By now we have meandered through the Peace Park, past the Flame of Peace and the Children’s Peace Monument, where a group of school kids are solemnly chanting prayer and draping countless rows of colorful paper cranes in deference to Hiroshima’s most famous child, Sadako Sasaki—the leukemia victim of “1,000 Cranes” fame.
We come to a halt by the Hiroshima Prefectural Industrial Promotion Hall, which under rather different circumstances would likely have been replaced by a searing shiny structure housing collars and ties. Yet this is the original Ground Zero, now a World Heritage Site and the symbol for which the city is known worldwide. More commonly known as the A-Bomb Dome, it is the only remaining physical evidence of the attack. Its burnt and mangled shell serves as a chilling reminder of the A-bomb’s destructive force.
As Anno continues her tale—of how her sister was killed instantly in the grounds of her school—I try to imagine the sight of a 1 million Centigrade force capable of buckling a meter-think iron girder, of wiping out an entire city in a micro-second or imprinting a human shadow on stone. I can’t. So I turn to the only item of comfort at hand, face the music and press the shutter.

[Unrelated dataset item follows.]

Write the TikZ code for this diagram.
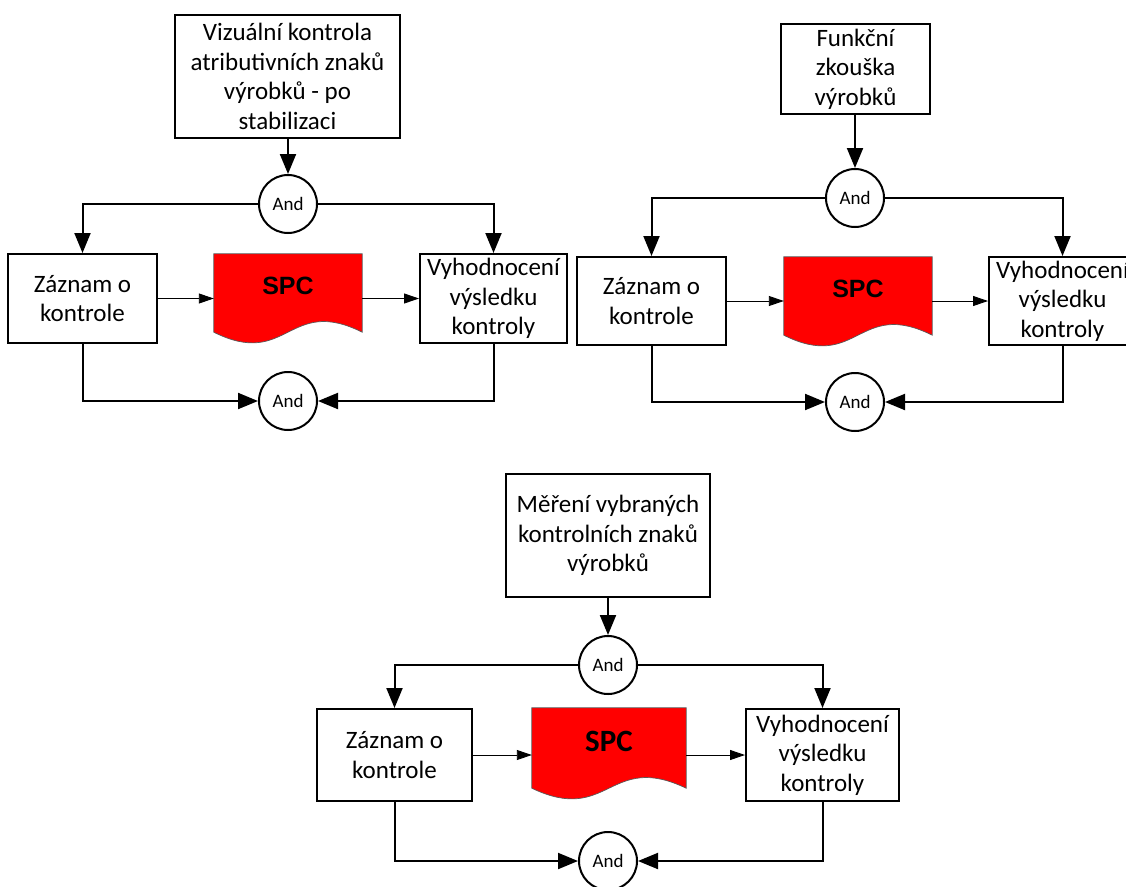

Shinkansen trains connect Tokyo station and Hiroshima (4.5hrs, ¥18,550 one-way), while overnight buses leave from Tokyo Station’s Yaesu south exit (12hrs, ¥21,200 round-trip). Hiroshima’s sites are easily negotiable by foot, but the city’s tram system connects the main JR station with the city center and beyond. Hotel 28 Hiroshima (082-247-2811) is a centrally located, functional business hotel. At ¥4,000 for a small single room, this is possibly the city’s most reasonable offering. For something more upmarket, the ANA Hotel Hiroshima (082-241-1111) offers twin rooms for ¥20,000. Some guidebooks recommend the World Friendship Center (082-503-3191), run by an anti-nuclear NPO (¥3,500/p including breakfast). The Hiroshima City Hotel and Ryokan Union can be contacted at 082-261- 0074. There are two city information desks at the JR Station and another excellent facility at the Rest House inside the Peace Park (082-247-6738). The Hiroshima Convention and Visitors Bureau: www.hiroshima-navi.or.jp The Hiroshima Interpreter and Guide Association at www.urban.ne.jp/home/higa.